I. Leaving the Nineteenth Century
. . .
The Supreme Court has been favored with superior service from its personnel and members.
There have been only four clerks of the Supreme Court in over a century: Robert D. Hoskins (1889-1917); John Henry Newton (March 1917 to October 1968); Luella Dunn (October 1968 to July 1992); and Penny Miller (July 1992 to the present).(124) All except Luella Dunn were lawyers. Including his prior time from April 1, 1913 as a deputy clerk,(125) Newton served fifty-five years in the clerk's office; and including her time as a deputy from September 1947, Dunn served the Court nearly forty-five years.(126)
Five justices served on the Court for more than a quarter century each: Justice Adolph M. Christianson (1914-1954, thirty-nine years and one month); Justice James Morris (1935-1964, thirty years); Justice Ralph J. Erickstad (1963-1992, thirty years); Justice William Nuessle (1922-1950, twenty-eight years); and Justice Thomas J. Burke (1939-1966, twenty-seven years, three months).(127)
This continuity by justices and staff has contributed to the institutional stability of the Court and the judicial system, where continuity and stability are valuable assets.(128)
124. Records of the Clerk of the Supreme Court of North Dakota.
[Y]ours truly came to Bismarck in April 1913 to become deputy clerk under Mr.

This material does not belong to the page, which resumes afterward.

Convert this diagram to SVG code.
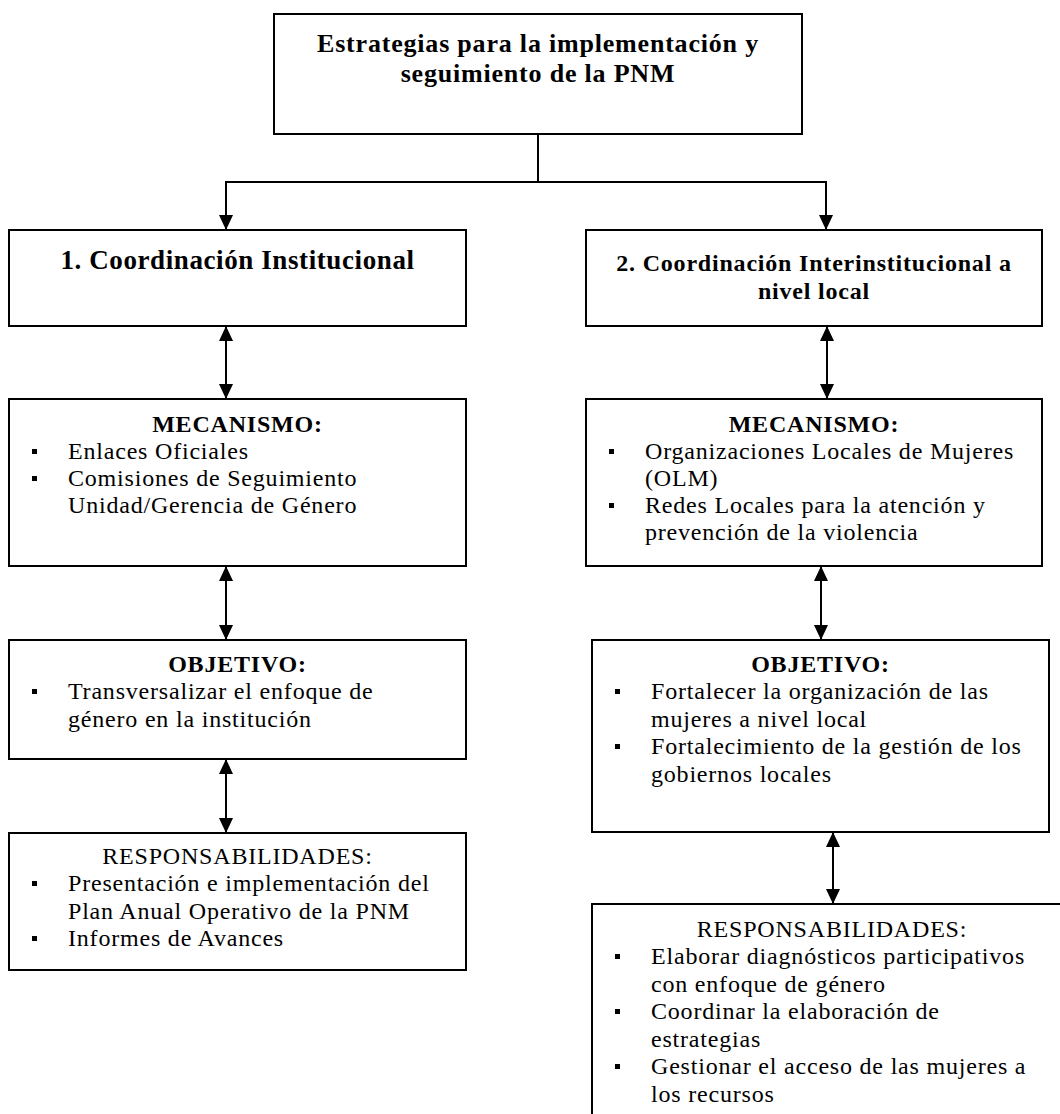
<svg xmlns="http://www.w3.org/2000/svg" width="1060" height="1114" viewBox="0 0 1060 1114">
<style>
.box{fill:#fff;stroke:#000;stroke-width:2}
.t{font-family:"Liberation Serif","Times New Roman",serif;font-size:24px;letter-spacing:0.8px;fill:#000}
.b{font-weight:bold}
.c{text-anchor:middle}
.h1{font-size:26px}
.h2{font-size:27px;letter-spacing:0.6px}
.bul{fill:#000}
.con{fill:none;stroke:#000;stroke-width:2}
</style>
<defs>
<marker id="ah" markerUnits="userSpaceOnUse" markerWidth="15" markerHeight="14" viewBox="0 0 15 14" refX="14" refY="7" orient="auto-start-reverse">
<path d="M0,0 L15,7 L0,14 z" fill="#000"/>
</marker>
</defs>
<rect width="1060" height="1114" fill="#fff"/>
<g id="connectors">
<path class="con" d="M538,134 V182"/>
<path class="con" d="M226,229 V182 H826 V229" marker-start="url(#ah)" marker-end="url(#ah)"/>
<path class="con" d="M226,327 V398" marker-start="url(#ah)" marker-end="url(#ah)"/>
<path class="con" d="M827,327 V398" marker-start="url(#ah)" marker-end="url(#ah)"/>
<path class="con" d="M226,567 V639" marker-start="url(#ah)" marker-end="url(#ah)"/>
<path class="con" d="M821,567 V639" marker-start="url(#ah)" marker-end="url(#ah)"/>
<path class="con" d="M226,760 V832" marker-start="url(#ah)" marker-end="url(#ah)"/>
<path class="con" d="M833,833 V903" marker-start="url(#ah)" marker-end="url(#ah)"/>
</g>
<g id="title">
<rect class="box" x="274" y="14" width="528" height="120"/>
<text class="t b c h1" x="538" y="52">Estrategias para la implementación y</text>
<text class="t b c h1" x="538" y="82">seguimiento de la PNM</text>
</g>
<g id="coord1">
<rect class="box" x="9" y="230" width="457" height="96"/>
<text class="t b c h2" x="237.5" y="269">1. Coordinación Institucional</text>
</g>
<g id="coord2">
<rect class="box" x="586" y="230" width="456" height="96"/>
<text class="t b c" x="814" y="271">2. Coordinación Interinstitucional a</text>
<text class="t b c" x="814" y="299">nivel local</text>
</g>
<g id="mec1">
<rect class="box" x="9" y="399" width="457" height="167"/>
<text class="t b c" x="237.5" y="432">MECANISMO:</text>
<rect class="bul" x="32" y="449" width="5" height="5"/>
<text class="t" x="68" y="459">Enlaces Oficiales</text>
<rect class="bul" x="32" y="476" width="5" height="5"/>
<text class="t" x="68" y="486">Comisiones de Seguimiento</text>
<text class="t" x="68" y="513">Unidad/Gerencia de Género</text>
</g>
<g id="mec2">
<rect class="box" x="586" y="399" width="456" height="167"/>
<text class="t b c" x="814" y="432">MECANISMO:</text>
<rect class="bul" x="609" y="449" width="5" height="5"/>
<text class="t" x="645" y="459">Organizaciones Locales de Mujeres</text>
<text class="t" x="645" y="486">(OLM)</text>
<rect class="bul" x="609" y="503" width="5" height="5"/>
<text class="t" x="645" y="513">Redes Locales para la atención y</text>
<text class="t" x="645" y="540">prevención de la violencia</text>
</g>
<g id="obj1">
<rect class="box" x="9" y="640" width="457" height="119"/>
<text class="t b c" x="237.5" y="672">OBJETIVO:</text>
<rect class="bul" x="32" y="689" width="5" height="5"/>
<text class="t" x="68" y="699">Transversalizar el enfoque de</text>
<text class="t" x="68" y="727">género en la institución</text>
</g>
<g id="obj2">
<rect class="box" x="592" y="640" width="457" height="192"/>
<text class="t b c" x="820.5" y="672">OBJETIVO:</text>
<rect class="bul" x="615" y="689" width="5" height="5"/>
<text class="t" x="651" y="699">Fortalecer la organización de las</text>
<text class="t" x="651" y="727">mujeres a nivel local</text>
<rect class="bul" x="615" y="744" width="5" height="5"/>
<text class="t" x="651" y="754">Fortalecimiento de la gestión de los</text>
<text class="t" x="651" y="782">gobiernos locales</text>
</g>
<g id="resp1">
<rect class="box" x="9" y="833" width="457" height="137"/>
<text class="t c" x="237.5" y="864">RESPONSABILIDADES:</text>
<rect class="bul" x="32" y="881" width="5" height="5"/>
<text class="t" x="68" y="891">Presentación e implementación del</text>
<text class="t" x="68" y="919">Plan Anual Operativo de la PNM</text>
<rect class="bul" x="32" y="936" width="5" height="5"/>
<text class="t" x="68" y="946">Informes de Avances</text>
</g>
<g id="resp2">
<rect class="box" x="592" y="904" width="490" height="230"/>
<text class="t c" x="832" y="937">RESPONSABILIDADES:</text>
<rect class="bul" x="615" y="954" width="5" height="5"/>
<text class="t" x="651" y="964">Elaborar diagnósticos participativos</text>
<text class="t" x="651" y="992">con enfoque de género</text>
<rect class="bul" x="615" y="1009" width="5" height="5"/>
<text class="t" x="651" y="1019">Coordinar la elaboración de</text>
<text class="t" x="651" y="1047">estrategias</text>
<rect class="bul" x="615" y="1064" width="5" height="5"/>
<text class="t" x="651" y="1074">Gestionar el acceso de las mujeres a</text>
<text class="t" x="651" y="1102">los recursos</text>
</g>
</svg>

Hoskins and served as such until March, 1917, when upon the resignation of Mr. Hoskins I was appointed clerk and have served until the present time. The clerk serves during the pleasure of the Court and in some way or other I do not seem to have incurred their displeasure.
Newton, supra note 5, at 5-6.
126. Luella Dunn became a national leader in her field. She was a charter member of the National Conference of Appellate Court Clerks, served on its Executive Committee (1973-74), and served as its president (1982-83). See Lu Dunn to Retire, Gavel (Journal of N.D. State. Bar Ass'n), April/May 1992, at 24. She was a member of the National Conference of Bar Examiners and served on its Executive Committee and as Treasurer in 1978. See id.
Penny Miller, Luella Dunn's successor, is similarly taking on a national leadership role with the National Conference of Appellate Court Clerks, having been elected Vice-President in 1999, placing her in position to become its president in 2001.
127. See Sketch, supra note 2, at 6-10, 18.
128. Until 1968, when the first deputy was added to the Clerk's office, the staff of the Court mainly consisted of the Clerk and the secretaries for each of the five justices. See Figures compiled by North Dakota Supreme Court Administrator's Office (on file with North Dakota Supreme Court Administrator). Since then five more positions have been added in the Clerk's office. See id. In 1971, the Court Administrator's office began, and 15 positions have been added there. See id. Among the judicial secretaries and clerical staff for the Clerk and Administrator's office, there have been a number who served the Court continuously for many years. See id. Those remembered with 25 years or more of service include: Rosaleen Fortune began 1959 and retired 1990 as a judicial secretary; Evaleen Klaudt began 1965 and retired 1995 as a judicial secretary; Mary Lee, Administrator's staff, began 1972 and retired 1997, but still works part-time; and Mary Lou Splonskowski, Administrator's staff, began 1974 and still there in 1999. See id. Two others still working at the court have nearly 25 years of service: Marla Laxdal began in the Clerk's office in 1975, and Marcella Kramer began in the Library in 1976. See id. Elmer J. DeWald served as bailiff, librarian, and reporter from 1962 to April 1990. See id.